Questioning it feels like ingratitude. Following it quietly feels like loyalty. That’s the real reason so many people stay stuck — not ignorance, but obligation dressed up as identity.

The update you’re describing isn’t just financial. It’s psychological. You have to be willing to be more informed than the people who loved you most. That’s harder than any spreadsheet.

— Ridhi

PodBrief Weekly - Wealth's avatar

Spot on, Ryan. The framing of 'outdated playbook' really captures what so many high earners are experiencing right now.

Rule 3 about income leverage vs. budgeting is one that almost nobody talks about publicly. The coffee-cutting advice from a generation ago made sense when the marginal cost of living was relatively flat. Today, optimizing a $150K salary to $200K through a single negotiation, a side business, or a well-timed job switch does more for net worth than a decade of cutting discretionary spending.

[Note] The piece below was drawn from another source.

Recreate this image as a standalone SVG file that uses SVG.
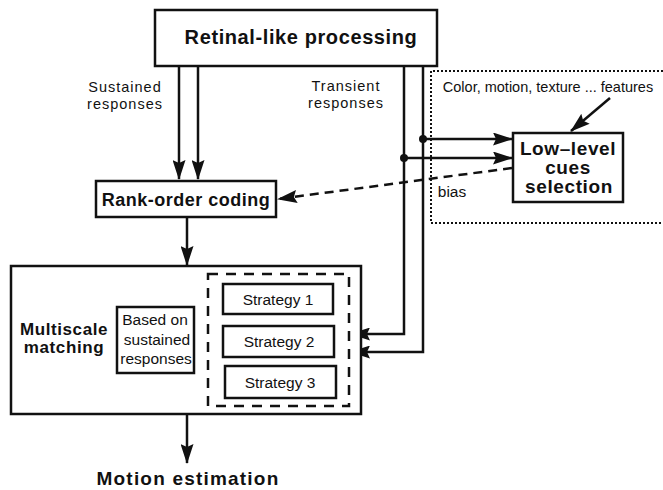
<svg xmlns="http://www.w3.org/2000/svg" width="663" height="490" viewBox="0 0 663 490">
<style>
.box{fill:#fff;stroke:#111;stroke-width:2.5}
.ln{fill:none;stroke:#111;stroke-width:2.5}
.b{font-family:"Liberation Sans",Arial,sans-serif;font-weight:bold;fill:#111;text-anchor:middle}
.r{font-family:"Liberation Sans",Arial,sans-serif;fill:#111;text-anchor:middle}
</style>
<defs>
<marker id="ah" markerUnits="userSpaceOnUse" markerWidth="20" markerHeight="13" refX="19" refY="6.5" orient="auto">
<path d="M0,0 L20,6.5 L0,13 L3,6.5 z" fill="#111"/>
</marker>
</defs>
<rect width="663" height="490" fill="#fff"/>
<g id="connectors">
<line class="ln" x1="179" y1="66" x2="179" y2="179" marker-end="url(#ah)"/>
<line class="ln" x1="198" y1="66" x2="198" y2="179" marker-end="url(#ah)"/>
<line class="ln" x1="187" y1="217" x2="187" y2="265" marker-end="url(#ah)"/>
<line class="ln" x1="187" y1="414" x2="187" y2="463" marker-end="url(#ah)"/>
<polyline class="ln" points="404,66 404,334 351,334" marker-end="url(#ah)"/>
<polyline class="ln" points="423,66 423,352 351,352" marker-end="url(#ah)"/>
<line class="ln" x1="423" y1="139" x2="512" y2="139" marker-end="url(#ah)"/>
<line class="ln" x1="404" y1="158" x2="512" y2="158" marker-end="url(#ah)"/>
<circle cx="423" cy="139" r="4" fill="#111"/>
<circle cx="404" cy="158" r="4" fill="#111"/>
<line class="ln" x1="512" y1="168" x2="278" y2="199" stroke-dasharray="9,6" marker-end="url(#ah)"/>
<line class="ln" x1="610" y1="98" x2="571" y2="131" marker-end="url(#ah)"/>
</g>
<g id="region-features">
<path d="M663,71 L431,71 L431,223 L663,223" fill="none" stroke="#111" stroke-width="2" stroke-dasharray="2,2"/>
<text class="r" x="548" y="92" font-size="14.5">Color, motion, texture ... features</text>
<text class="r" x="452" y="197" font-size="15.5">bias</text>
</g>
<g id="retinal">
<rect class="box" x="155" y="10" width="282" height="56"/>
<text class="b" x="301" y="44" font-size="20" letter-spacing="0.6">Retinal-like processing</text>
</g>
<g id="labels">
<text class="r" x="125" y="92" font-size="14.5" letter-spacing="1">Sustained</text>
<text class="r" x="125" y="109" font-size="14.5" letter-spacing="1">responses</text>
<text class="r" x="346" y="91" font-size="14.5" letter-spacing="1">Transient</text>
<text class="r" x="346" y="108" font-size="14.5" letter-spacing="1">responses</text>
</g>
<g id="rank">
<rect class="box" x="96" y="181" width="180" height="36"/>
<text class="b" x="186" y="206" font-size="18" letter-spacing="0.5">Rank-order coding</text>
</g>
<g id="lowlevel">
<rect class="box" x="513" y="133" width="110" height="69"/>
<text class="b" x="568" y="155" font-size="19" letter-spacing="0.6">Low–level</text>
<text class="b" x="568" y="174" font-size="19" letter-spacing="0.6">cues</text>
<text class="b" x="569" y="193" font-size="19" letter-spacing="0.6">selection</text>
</g>
<g id="multiscale">
<rect class="box" x="11" y="266" width="350" height="148"/>
<text class="b" x="64" y="335" font-size="17" letter-spacing="0.6">Multiscale</text>
<text class="b" x="64" y="353" font-size="17" letter-spacing="0.6">matching</text>
</g>
<g id="based">
<rect class="box" x="117" y="307" width="77" height="66"/>
<text class="r" x="155" y="325" font-size="15.5">Based on</text>
<text class="r" x="157" y="345" font-size="15.5">sustained</text>
<text class="r" x="156" y="364" font-size="15.5">responses</text>
</g>
<g id="strategies">
<rect x="208" y="274" width="141" height="132" fill="none" stroke="#111" stroke-width="2.5" stroke-dasharray="10,8"/>
</g>
<g id="strategy1">
<rect class="box" x="223" y="284" width="110" height="30"/>
<text class="r" x="278" y="305" font-size="15.5">Strategy 1</text>
</g>
<g id="strategy2">
<rect class="box" x="223" y="326" width="111" height="31"/>
<text class="r" x="279" y="347" font-size="15.5">Strategy 2</text>
</g>
<g id="strategy3">
<rect class="box" x="225" y="366" width="111" height="32"/>
<text class="r" x="280" y="388" font-size="15.5">Strategy 3</text>
</g>
<g id="motion">
<text class="b" x="188" y="485" font-size="19" letter-spacing="1.2">Motion estimation</text>
</g>
</svg>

The emotional returns point in Rule 5 is particularly well-put. High earners often have a guilt reflex around any spending that doesn't have a quantifiable ROI. But some of the highest-returning 'investments' I've made had nothing to do with spreadsheets - they were about maintaining relationships, health, and energy.

Rule 6 on homeownership is the one that will probably ruffle the most feathers, but the numbers back it up. Treating a primary residence as an investment vehicle in today's market is a mistake too many people are still making.

Applying Rule 1 this week - finally moving that idle cash into a proper high-yield allocation. Thanks for the nudge.

EverLeaf Finance's avatar

There is some really great info in here. Keep up the good work! Would love to connect!

CHess's avatar

1.107 to the 30th power is 21, fair enough. But 10.7% is the average, and there will be years lower and years higher than 10.7%. With any volatility at all (and equity returns have a lot of volatility), your $100K will not work out to $2.1 million, sorry. Math!

JCS1965's avatar

Great list. I am glad you included rule 10, be flexible enough to enjoy great experiences when they come along.